If we are lucky enough to have a straight path, Chris and I have learned to spend the long hours day dreaming, letting the endorphins and the occasional boredom take our minds for a walk. We can go thirty miles and barely remember what we passed. I dream about where we’re going, about how we’re going to find the perfect story. I dream about what the subject will look like, or woman, or make up stories where I’m always the hero. At the 50 mile mark, when thinking takes too much energy, the dreaming stops and I have no idea where my mind goes. This is great—when my mind is nowhere, I can ride hard without emotion.
When we have to be earthbound, which is much of the time, we’re listening to our muscles in between the turns and bumps. Small changes have huge impacts. Straightening the back a little bit can prevent agonizing pain, adjusting cadence can save precious energy. We shift gears up, down, and up again, working to find the sweet spot of rhythm and pressure. We listen to our bikes, too. We try and hear the half second delays in gear shifts that ask for a change in cable tension, or the slight groans of the chain that beg for just a few more drops of oil.

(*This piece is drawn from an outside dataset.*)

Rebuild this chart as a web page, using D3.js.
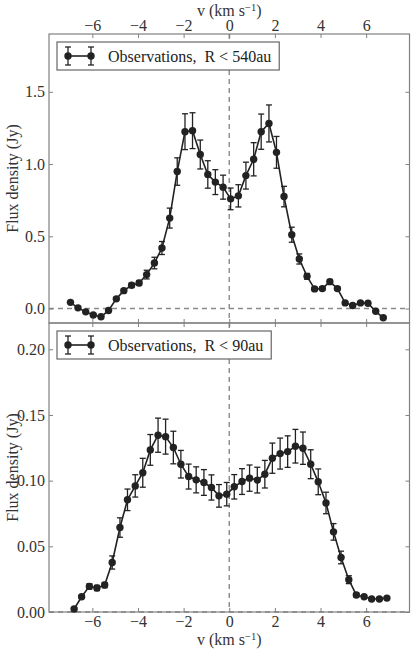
<!DOCTYPE html>
<html>
<head>
<meta charset="utf-8">
<script src="https://cdnjs.cloudflare.com/ajax/libs/d3/7.8.5/d3.min.js"></script>
<style>
  html, body { margin: 0; padding: 0; background: #fff; }
  svg text { font-family: "Liberation Serif", "Times New Roman", "DejaVu Serif", serif !important; }
</style>
</head>
<body>
<div id="viz"></div>
<script>
// velocity channels (km/s) for each panel
const velTop = [-6.96, -6.63, -6.29, -5.96, -5.62, -5.29, -4.95, -4.62, -4.28, -3.95,
                -3.62, -3.28, -2.95, -2.61, -2.28, -1.94, -1.61, -1.27, -0.94, -0.61,
                -0.27, 0.06, 0.40, 0.73, 1.07, 1.40, 1.74, 2.07, 2.40, 2.74,
                3.07, 3.41, 3.74, 4.08, 4.41, 4.74, 5.08, 5.41, 5.75, 6.08,
                6.42, 6.75];
const fluxTop = [0.043, 0.005, -0.023, -0.045, -0.057, -0.013, 0.067, 0.124, 0.161, 0.177,
                 0.235, 0.315, 0.419, 0.626, 0.948, 1.224, 1.231, 1.066, 0.928, 0.875,
                 0.840, 0.759, 0.780, 0.920, 1.033, 1.224, 1.281, 1.081, 0.775, 0.511,
                 0.343, 0.223, 0.136, 0.138, 0.186, 0.138, 0.039, 0.021, 0.039, 0.037,
                 -0.019, -0.064];
const errTop = [0.005, 0.005, 0.005, 0.005, 0.006, 0.006, 0.008, 0.012, 0.015, 0.017,
                0.030, 0.040, 0.045, 0.069, 0.095, 0.124, 0.124, 0.100, 0.095, 0.086,
                0.083, 0.075, 0.077, 0.093, 0.115, 0.122, 0.128, 0.110, 0.071, 0.052,
                0.035, 0.020, 0.012, 0.012, 0.015, 0.012, 0.006, 0.005, 0.005, 0.005,
                0.005, 0.005];

const velBot = [-6.80, -6.47, -6.13, -5.80, -5.46, -5.13, -4.79, -4.46, -4.12, -3.79,
                -3.46, -3.12, -2.79, -2.45, -2.12, -1.78, -1.45, -1.11, -0.78, -0.45,
                -0.11, 0.22, 0.56, 0.89, 1.23, 1.56, 1.89, 2.23, 2.56, 2.90,
                3.23, 3.57, 3.90, 4.24, 4.57, 4.90, 5.24, 5.57, 5.91, 6.24,
                6.58, 6.91];
const fluxBot = [0.0023, 0.0116, 0.0195, 0.0183, 0.0205, 0.0377, 0.0643, 0.0854, 0.0960, 0.1060,
                 0.1234, 0.1346, 0.1335, 0.1252, 0.1125, 0.1031, 0.1006, 0.0986, 0.0948, 0.0884,
                 0.0897, 0.0953, 0.0993, 0.1019, 0.1004, 0.1049, 0.1171, 0.1206, 0.1221, 0.1262,
                 0.1247, 0.1125, 0.0991, 0.0830, 0.0610, 0.0415, 0.0246, 0.0129, 0.0116, 0.0099,
                 0.0099, 0.0106];
const errBot = [0.001, 0.001, 0.002, 0.002, 0.002, 0.005, 0.0074, 0.0082, 0.0085, 0.0110,
                0.0117, 0.0130, 0.0133, 0.0124, 0.0105, 0.0095, 0.0099, 0.0098, 0.0096, 0.0086,
                0.0089, 0.0093, 0.0098, 0.0100, 0.0098, 0.0105, 0.0115, 0.0118, 0.0120, 0.0128,
                0.0123, 0.0110, 0.0098, 0.0082, 0.0063, 0.0048, 0.0030, 0.0015, 0.0010, 0.0010,
                0.0010, 0.0010];

const xTicks = [-6, -4, -2, 0, 2, 4, 6];
const yTicksTop = [0.0, 0.5, 1.0, 1.5];
const yTicksBot = [0.00, 0.05, 0.10, 0.15, 0.20];
const legendTop = 'Observations,  R < 540au';
const legendBot = 'Observations,  R < 90au';

const W = 413, H = 653;
const left = 49, right = 409.5;
const top1 = 34, mid = 323, bot2 = 612;
const spine = '#808080';
const ink = '#222';
const serif = '"Liberation Serif", "Times New Roman", "DejaVu Serif", serif';

let svg = d3.select('#viz').append('svg')
            .attr('width', W).attr('height', H)
            .attr('font-family', serif);

let xScale = d3.scaleLinear().domain([-7.9, 7.9]).range([left, right]);
let yTop = d3.scaleLinear().domain([-0.1, 1.9]).range([mid, top1]);
let yBot = d3.scaleLinear().domain([0, 0.22]).range([bot2, mid]);

const fmt1 = d3.format('.1f');
const fmt2 = d3.format('.2f');

function drawPanel(yScale, vel, flux, err, yTicks, yFmt, legendText, showTopLabels, showBottomLabels) {
    const y0 = yScale.range()[1], y1 = yScale.range()[0];
    let g = svg.append('g');

    // dashed reference lines
    g.append('line')
     .attr('x1', xScale(0)).attr('x2', xScale(0))
     .attr('y1', y0).attr('y2', y1)
     .attr('stroke', '#8a8a8a').attr('stroke-width', 1.4)
     .attr('stroke-dasharray', '5,4');
    g.append('line')
     .attr('x1', left).attr('x2', right)
     .attr('y1', yScale(0)).attr('y2', yScale(0))
     .attr('stroke', '#8a8a8a').attr('stroke-width', 1.4)
     .attr('stroke-dasharray', '5,4');

    // axes, ticks pointing inward
    let axB = d3.axisBottom(xScale).tickValues(xTicks).tickSize(-4).tickPadding(4)
                .tickFormat(showBottomLabels ? d3.format('d') : '');
    let axT = d3.axisTop(xScale).tickValues(xTicks).tickSize(-4).tickPadding(3)
                .tickFormat(showTopLabels ? d3.format('d') : '');
    let axL = d3.axisLeft(yScale).tickValues(yTicks).tickSize(-4).tickPadding(4).tickFormat(yFmt);
    let axR = d3.axisRight(yScale).tickValues(yTicks).tickSize(-4).tickFormat('');

    [[axB, `translate(0,${y1})`], [axT, `translate(0,${y0})`],
     [axL, `translate(${left},0)`], [axR, `translate(${right},0)`]].forEach(a => {
        let ag = g.append('g').attr('transform', a[1]).call(a[0]);
        ag.attr('font-family', serif).attr('font-size', 16);
        ag.select('.domain').remove();
        ag.selectAll('line').attr('stroke', spine);
        ag.selectAll('text').attr('fill', '#333');
    });

    // frame
    g.append('rect')
     .attr('x', left).attr('y', y0)
     .attr('width', right - left).attr('height', y1 - y0)
     .attr('fill', 'none').attr('stroke', spine).attr('stroke-width', 1.2);

    const pts = vel.map((v, i) => ({v: v, f: flux[i], e: err[i]}));

    // error bars
    let eb = g.append('g').attr('stroke', ink).attr('stroke-width', 1.3);
    pts.forEach(d => {
        const x = xScale(d.v), ya = yScale(d.f + d.e), yb = yScale(d.f - d.e);
        eb.append('line').attr('x1', x).attr('x2', x).attr('y1', ya).attr('y2', yb);
        eb.append('line').attr('x1', x - 3).attr('x2', x + 3).attr('y1', ya).attr('y2', ya);
        eb.append('line').attr('x1', x - 3).attr('x2', x + 3).attr('y1', yb).attr('y2', yb);
    });

    // connecting line
    let line = d3.line().x(d => xScale(d.v)).y(d => yScale(d.f));
    g.append('path').datum(pts)
     .attr('d', line)
     .attr('fill', 'none').attr('stroke', ink).attr('stroke-width', 1.6);

    g.selectAll('circle.pt')
     .data(pts)
     .enter()
     .append('circle')
     .attr('class', 'pt')
     .attr('cx', d => xScale(d.v))
     .attr('cy', d => yScale(d.f))
     .attr('r', 3.7)
     .attr('fill', ink);

    // legend
    let lg = g.append('g').attr('transform', `translate(${left + 8},${y0 + 8})`);
    let lt = lg.append('text')
               .attr('x', 51).attr('y', 20)
               .attr('fill', '#222').attr('font-size', 16)
               .attr('font-family', serif)
               .style('white-space', 'pre')
               .attr('xml:space', 'preserve')
               .text(legendText);
    const tw = lt.node().getComputedTextLength();
    lg.insert('rect', 'text')
      .attr('x', 0).attr('y', 0)
      .attr('width', 51 + tw + 8).attr('height', 28)
      .attr('fill', '#fff').attr('stroke', '#666').attr('stroke-width', 1.2);
    let mk = lg.append('g').attr('stroke', ink).attr('stroke-width', 1.3);
    mk.append('line').attr('x1', 11).attr('x2', 34).attr('y1', 14).attr('y2', 14).attr('stroke-width', 1.6);
    [11, 34].forEach(x => {
        mk.append('line').attr('x1', x).attr('x2', x).attr('y1', 5).attr('y2', 23);
        mk.append('line').attr('x1', x - 3).attr('x2', x + 3).attr('y1', 5).attr('y2', 5);
        mk.append('line').attr('x1', x - 3).attr('x2', x + 3).attr('y1', 23).attr('y2', 23);
        lg.append('circle').attr('cx', x).attr('cy', 14).attr('r', 3.7).attr('fill', ink);
    });

    // y label
    svg.append('text')
       .attr('transform', `translate(18,${(y0 + y1) / 2}) rotate(-90)`)
       .attr('text-anchor', 'middle')
       .attr('fill', '#333').attr('font-size', 16)
       .attr('font-family', serif)
       .text('Flux density (Jy)');
}

drawPanel(yTop, velTop, fluxTop, errTop, yTicksTop, fmt1, legendTop, true, false);
drawPanel(yBot, velBot, fluxBot, errBot, yTicksBot, fmt2, legendBot, false, true);

function velLabel(y) {
    let t = svg.append('text')
               .attr('x', (left + right) / 2).attr('y', y)
               .attr('text-anchor', 'middle')
               .attr('fill', '#333').attr('font-size', 16)
               .attr('font-family', serif);
    t.append('tspan').text('v (km s');
    t.append('tspan').attr('dy', -5).attr('font-size', 10.5).text('−1');
    t.append('tspan').attr('dy', 5).text(')');
}
velLabel(15.5);
velLabel(645);
</script>
</body>
</html>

The distances taunt us if we watch them, but disappear if we don’t. The biggest task is often just keeping our minds off the kilometers. Sometimes I can’t help it, especially at the end of a long ride, when the sun is setting and the cold winds are arriving and all the sugar in my blood is gone. So we think really hard about what we’re looking forward to at the end of the day. I think about hot water flowing over my head, of beer and well-cooked pasta. As we head over that last hill, I’ll say those words a thousand times in my head, just focusing on how good that bite, shower, or gulp will be.
Whatever the strategy, we always try and remember how vulnerable and lucky we are. We are at the mercy of the weather, politics, our bodies, and a million other tiny factors we cannot predict. What they throw at us must be accepted with a mixture of stoicism and joy. It’s all part of the adventure we’re so lucky to be riding.